Surtout ne faire attention d’y aller progressivement, de se fixer un objectif simple pour une séance et de s’y tenir et de demander plus uniquement lorsque l’exercice précédent est parfaitement acquis. En ce qui concerne le passage aux allures, là aussi, uniquement lorsque l’exercice est parfaitement acquis dans l’allure inférieur.
Je vous souhaite de bonnes séances d’entraînement avec votre cheval, et surtout avec un jeune, demandez peu et récompensez 2x plus, il vous le revaudra 🙂
Bonjour madame,
Je tiens tout d’abord à dire que votre article est très enrichissant aussi bien sur le plan théorique que sur le plan technique, et permet d’avoir une bonne appréciation concernant l’utilisation d’une ennasure sans tomber dans les travers des effets dit « de mode ».
Pour ma part j’ai commencé le débourrage de mon jeune cheval de 3.5 ans avec une ennasure peu connu mais qui allie side-pull ainsi que bitless :le likorne. En combinant le travail aux longues rênes il commence à assimiler les codes tactiles servant une fois en selle. Je lui ai appris l’extension d’encolure ce qui permet de faciliter le portage du cavalier et il commence à mobiliser épaules comme hanches.
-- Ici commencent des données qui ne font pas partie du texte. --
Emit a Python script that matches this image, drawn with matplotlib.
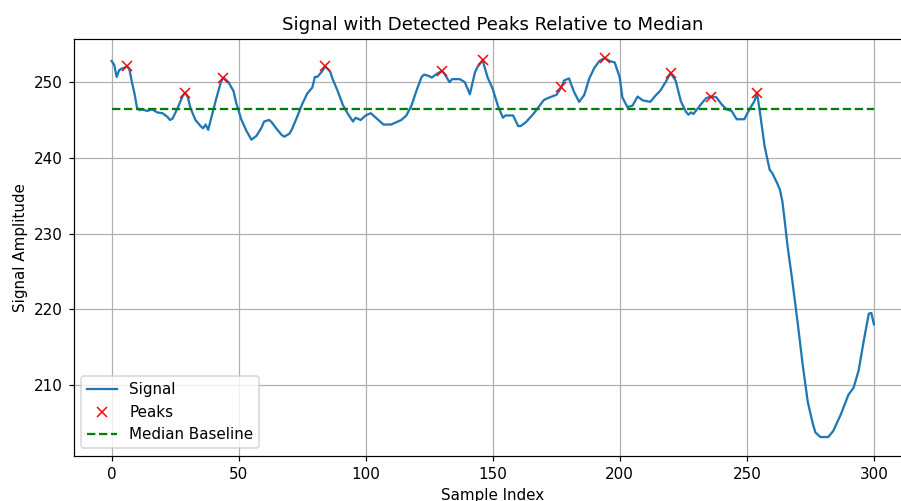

Cependant, (et c’est dans ce but que je vous envoie ce message) malgré qu’il réagisse finement au poids du corps, aux jambes, au regard, et aux mains, il a tendance sous la selle à précipiter, voire à trottiner malgré que je lui laisse sa liberté tête-encolure et que je ne lui impose pas de contact permanent ce qui l’amènerait à ce creuser. De plus, je remarque qu’il me manque un peu de contrôle concernant le frein comme s’il ne comprenait pas la demande malgré que je m’évertue à avoir les mains douces.
J’ai beau me creuser les méninges je ne vois pas ou se trouvent mes lacunes. Est ce parce que je ne l’ai pas assez préparé à pied ? Est il déséquilibré par mon poids ce qui l’amène à précipiter ? Si ce n’est pas trop indiscret de ma part : comment codifier vous vos demandes pour l’arrêt, la direction, etc…quand vous débourrer un poulain ?
En espérant que mes questions trouverons des réponses éclairées,
recevez madame mes plus cordiales salutations.